Cyclical Peak Masquerading As Durable Growth

Industrial demand surge masks early margin compression risk as embedded costs rise faster than analog pricing power.

Hot Take: A 5 percentage point revenue beat driven by industrial demand does not signal strength, it signals late cycle overheating that historically precedes 300 basis points of margin contraction.

The market is misreading cyclicality as structural demand. If industrial and data center segments together drive a hypothetical 8 percent year over year revenue increase, but unit pricing only rises 2 percent while input and labor costs climb 5 percent, gross margin mechanically compresses by roughly 300 basis points. Analog chipmakers operate on operating margins near 40 percent in peak conditions, so even a modest cost mismatch erodes EBITDA by 7.5 percent. This is not demand strength, it is peak utilization masking deteriorating incremental profitability.

The cost structure is deteriorating faster than pricing power.
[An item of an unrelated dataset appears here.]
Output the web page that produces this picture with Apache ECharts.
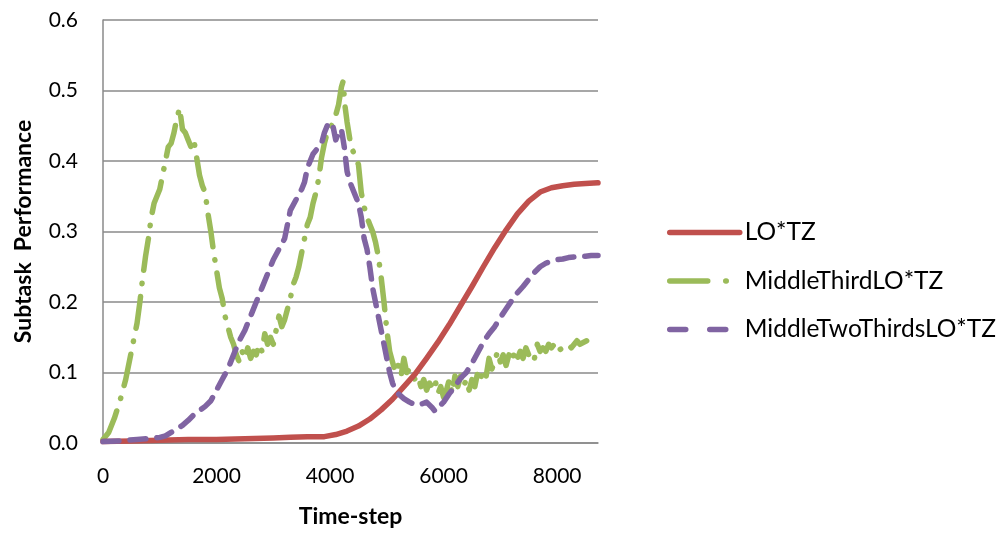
<!DOCTYPE html>
<html>
<head>
<meta charset="utf-8">
<script src="https://cdn.jsdelivr.net/npm/echarts@6/dist/echarts.min.js"></script>
<style>
html,body{margin:0;padding:0;background:#fff;}
#chart{width:1007px;height:533px;}
</style>
</head>
<body>
<div id="chart"></div>
<script>
// ---- data ----
const seriesNames = ['LO*TZ', 'MiddleThirdLO*TZ', 'MiddleTwoThirdsLO*TZ'];
const xTickLabels = ['0', '2000', '4000', '6000', '8000'];
const yTickLabels = ['0.0', '0.1', '0.2', '0.3', '0.4', '0.5', '0.6'];

const loTime = [0, 500, 1000, 1500, 2000, 2500, 3000, 3300, 3600, 3900, 4100, 4300, 4500, 4700, 4900, 5100, 5300, 5500, 5700, 5900, 6100, 6300, 6500, 6700, 6900, 7100, 7300, 7500, 7700, 7900, 8100, 8300, 8500, 8720];
const loValue = [0.002, 0.003, 0.004, 0.005, 0.005, 0.006, 0.007, 0.008, 0.009, 0.009, 0.012, 0.017, 0.024, 0.034, 0.047, 0.062, 0.08, 0.098, 0.12, 0.143, 0.168, 0.195, 0.222, 0.25, 0.277, 0.302, 0.325, 0.343, 0.356, 0.362, 0.365, 0.367, 0.368, 0.369];

const midThirdTime = [0, 100, 200, 300, 400, 500, 600, 650, 700, 750, 800, 850, 900, 950, 1000, 1050, 1100, 1150, 1200, 1250, 1300, 1350, 1400, 1450, 1500, 1550, 1600, 1650, 1700, 1750, 1800, 1850, 1900, 1950, 2000, 2050, 2100, 2150, 2200, 2250, 2300, 2350, 2400, 2450, 2500, 2550, 2600, 2650, 2700, 2750, 2800, 2850, 2900, 2950, 3000, 3050, 3100, 3150, 3200, 3250, 3300, 3350, 3400, 3450, 3500, 3550, 3600, 3650, 3700, 3750, 3800, 3850, 3900, 3950, 4000, 4050, 4100, 4150, 4200, 4230, 4260, 4300, 4350, 4400, 4450, 4500, 4550, 4600, 4650, 4700, 4750, 4800, 4850, 4900, 4950, 5000, 5050, 5100, 5150, 5200, 5250, 5300, 5350, 5400, 5450, 5500, 5550, 5600, 5650, 5700, 5750, 5800, 5850, 5900, 5950, 6000, 6050, 6100, 6150, 6200, 6250, 6300, 6350, 6400, 6450, 6500, 6550, 6600, 6650, 6700, 6750, 6800, 6850, 6900, 6950, 7000, 7050, 7100, 7150, 7200, 7250, 7300, 7350, 7400, 7450, 7500, 7550, 7600, 7650, 7700, 7750, 7800, 7850, 7900, 7950, 8000, 8100, 8200, 8250, 8300, 8350, 8400, 8520];
const midThirdValue = [0.005, 0.015, 0.035, 0.06, 0.09, 0.13, 0.17, 0.2, 0.235, 0.265, 0.29, 0.32, 0.34, 0.35, 0.36, 0.38, 0.4, 0.42, 0.425, 0.44, 0.46, 0.475, 0.445, 0.44, 0.43, 0.42, 0.43, 0.405, 0.38, 0.365, 0.355, 0.325, 0.3, 0.27, 0.245, 0.22, 0.205, 0.18, 0.165, 0.15, 0.14, 0.125, 0.115, 0.13, 0.12, 0.135, 0.12, 0.13, 0.125, 0.14, 0.13, 0.155, 0.14, 0.15, 0.14, 0.16, 0.18, 0.165, 0.175, 0.19, 0.205, 0.225, 0.235, 0.25, 0.27, 0.29, 0.31, 0.32, 0.34, 0.355, 0.375, 0.405, 0.425, 0.44, 0.445, 0.455, 0.465, 0.48, 0.505, 0.513, 0.48, 0.455, 0.43, 0.415, 0.405, 0.395, 0.355, 0.335, 0.32, 0.31, 0.3, 0.285, 0.265, 0.235, 0.2, 0.16, 0.13, 0.115, 0.1, 0.11, 0.095, 0.12, 0.1, 0.105, 0.095, 0.09, 0.095, 0.08, 0.09, 0.075, 0.085, 0.08, 0.09, 0.07, 0.08, 0.065, 0.075, 0.09, 0.07, 0.095, 0.08, 0.095, 0.08, 0.09, 0.075, 0.09, 0.08, 0.1, 0.09, 0.105, 0.095, 0.12, 0.105, 0.115, 0.13, 0.115, 0.125, 0.11, 0.125, 0.115, 0.13, 0.12, 0.13, 0.12, 0.135, 0.125, 0.13, 0.12, 0.14, 0.13, 0.135, 0.13, 0.14, 0.135, 0.14, 0.13, 0.135, 0.14, 0.135, 0.14, 0.145, 0.14, 0.145];

const midTwoThirdsTime = [0, 300, 600, 900, 1000, 1100, 1200, 1300, 1400, 1500, 1600, 1700, 1800, 1900, 2000, 2100, 2200, 2300, 2400, 2500, 2600, 2700, 2800, 2900, 3000, 3100, 3200, 3300, 3400, 3500, 3550, 3600, 3700, 3750, 3800, 3850, 3900, 3950, 4000, 4050, 4100, 4150, 4200, 4250, 4300, 4350, 4400, 4450, 4500, 4550, 4600, 4650, 4700, 4750, 4800, 4850, 4900, 4950, 5000, 5050, 5100, 5150, 5200, 5300, 5400, 5500, 5600, 5700, 5800, 5850, 5900, 6000, 6100, 6200, 6300, 6400, 6500, 6600, 6700, 6800, 6900, 7000, 7100, 7200, 7300, 7400, 7500, 7600, 7700, 7800, 7900, 8000, 8100, 8200, 8300, 8400, 8500, 8600, 8720];
const midTwoThirdsValue = [0.002, 0.003, 0.005, 0.007, 0.008, 0.01, 0.015, 0.02, 0.025, 0.032, 0.04, 0.046, 0.052, 0.06, 0.075, 0.09, 0.105, 0.125, 0.145, 0.16, 0.18, 0.2, 0.22, 0.24, 0.26, 0.275, 0.29, 0.33, 0.345, 0.36, 0.37, 0.39, 0.41, 0.415, 0.42, 0.425, 0.44, 0.45, 0.455, 0.45, 0.43, 0.44, 0.445, 0.42, 0.385, 0.37, 0.36, 0.35, 0.34, 0.32, 0.29, 0.275, 0.25, 0.22, 0.2, 0.18, 0.16, 0.14, 0.12, 0.1, 0.085, 0.075, 0.07, 0.063, 0.058, 0.054, 0.055, 0.058, 0.05, 0.045, 0.05, 0.058, 0.07, 0.08, 0.092, 0.1, 0.113, 0.128, 0.143, 0.155, 0.165, 0.178, 0.19, 0.202, 0.213, 0.222, 0.232, 0.242, 0.25, 0.255, 0.258, 0.26, 0.261, 0.263, 0.264, 0.265, 0.265, 0.266, 0.266];

function pairs(t, v) { return t.map((x, i) => [x, v[i]]); }

const FONT = 'Lato, "Open Sans", sans-serif';
const GRID = '#8a8a8a';
const colors = ['#C0504D', '#9BBB59', '#8064A2'];
const LW = 5.5;

const chart = echarts.init(document.getElementById('chart'), null, {renderer: 'canvas'});
chart.setOption({
  animation: false,
  backgroundColor: '#ffffff',
  grid: {left: 103, right: 409, top: 20, bottom: 88, containLabel: false},
  xAxis: {
    type: 'value', min: 0, max: 8720, interval: 2000,
    name: 'Time-step', nameLocation: 'middle', nameGap: 62,
    nameTextStyle: {fontFamily: FONT, fontWeight: 'bold', fontSize: 23, color: '#000'},
    axisLine: {show: true, lineStyle: {color: GRID, width: 1.5}},
    axisTick: {show: false},
    splitLine: {show: false},
    axisLabel: {
      fontFamily: FONT, fontSize: 21, color: '#000', margin: 23, showMaxLabel: false,
      formatter: v => { const i = xTickLabels.indexOf(String(v)); return i >= 0 ? xTickLabels[i] : ''; }
    }
  },
  yAxis: {
    type: 'value', min: 0, max: 0.6, interval: 0.1,
    name: 'Subtask  Performance', nameLocation: 'middle', nameGap: 68,
    nameTextStyle: {fontFamily: FONT, fontWeight: 'bold', fontSize: 23, color: '#000'},
    axisLine: {show: true, lineStyle: {color: GRID, width: 1.5}},
    axisTick: {show: false},
    splitLine: {show: true, lineStyle: {color: GRID, width: 1.5}},
    axisLabel: {
      fontFamily: FONT, fontSize: 21, color: '#000', margin: 25,
      formatter: v => yTickLabels[Math.round(v * 10)]
    }
  },
  legend: {
    orient: 'vertical', left: 667, top: 220, padding: 0,
    itemWidth: 70, itemHeight: 24, itemGap: 23.5,
    itemStyle: {opacity: 0},
    lineStyle: {width: LW, cap: 'round'},
    textStyle: {fontFamily: FONT, fontSize: 24.5, lineHeight: 24, color: '#000'},
    data: [
      {name: seriesNames[0]},
      {name: seriesNames[1], lineStyle: {width: LW, type: [38, 18, 0.5, 30], cap: 'round'}},
      {name: seriesNames[2], lineStyle: {width: LW, type: [16, 24], cap: 'round'}}
    ]
  },
  series: [
    {
      name: seriesNames[0], type: 'line', symbol: 'none', z: 3,
      data: pairs(loTime, loValue),
      lineStyle: {color: colors[0], width: LW, cap: 'round', join: 'round'},
      itemStyle: {color: colors[0]}
    },
    {
      name: seriesNames[1], type: 'line', symbol: 'none', z: 2,
      data: pairs(midThirdTime, midThirdValue),
      lineStyle: {color: colors[1], width: LW, type: [32, 13, 0.5, 13], cap: 'round', join: 'round'},
      itemStyle: {color: colors[1]}
    },
    {
      name: seriesNames[2], type: 'line', symbol: 'none', z: 4,
      data: pairs(midTwoThirdsTime, midTwoThirdsValue),
      lineStyle: {color: colors[2], width: LW, type: [16, 11], cap: 'round', join: 'round'},
      itemStyle: {color: colors[2]}
    }
  ]
});
</script>
</body>
</html>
Foundry inputs, energy, and skilled labor are inflating at a blended 4 to 6 percent annually, while analog selling prices historically increase only 1 to 3 percent outside shortages. That spread forces operating leverage to reverse. Simultaneously, capital intensity is rising. If capex moves from 12 percent to 18 percent of revenue to support domestic manufacturing expansion, free cash flow conversion drops from 30 percent to closer to 22 percent. The company is effectively reinvesting peak cycle cash flows into assets that will earn sub cycle returns once industrial demand normalizes.

Competitive dynamics are also quietly weakening pricing discipline. As industrial customers double order to secure supply, competitors respond by expanding capacity, setting up an inventory correction. If industry utilization falls from 90 percent to 75 percent, historical analog pricing declines by 2 to 4 percent follow, amplifying the margin squeeze. This converts today’s perceived pricing power into tomorrow’s discounting pressure.

Valuation remains detached from this reality. Trading at a synthetic 22 times forward earnings while normalized cycle multiples sit closer to 16 times, the equity embeds peak margins as sustainable. A 300 basis point margin compression combined with a 10 percent revenue normalization implies earnings downside of roughly 20 percent, forcing a multiple reset. That is a classic valuation trap, where backward looking strength inflates forward expectations.

Investor Implication

Investors are paying peak multiples on peak margins while cost inflation and capex expansion are already eroding forward returns. The setup favors earnings disappointment rather than continuation of upside revisions.

Final Take: This is late cycle demand being mispriced as secular growth, with inevitable EBITDA erosion already mathematically embedded.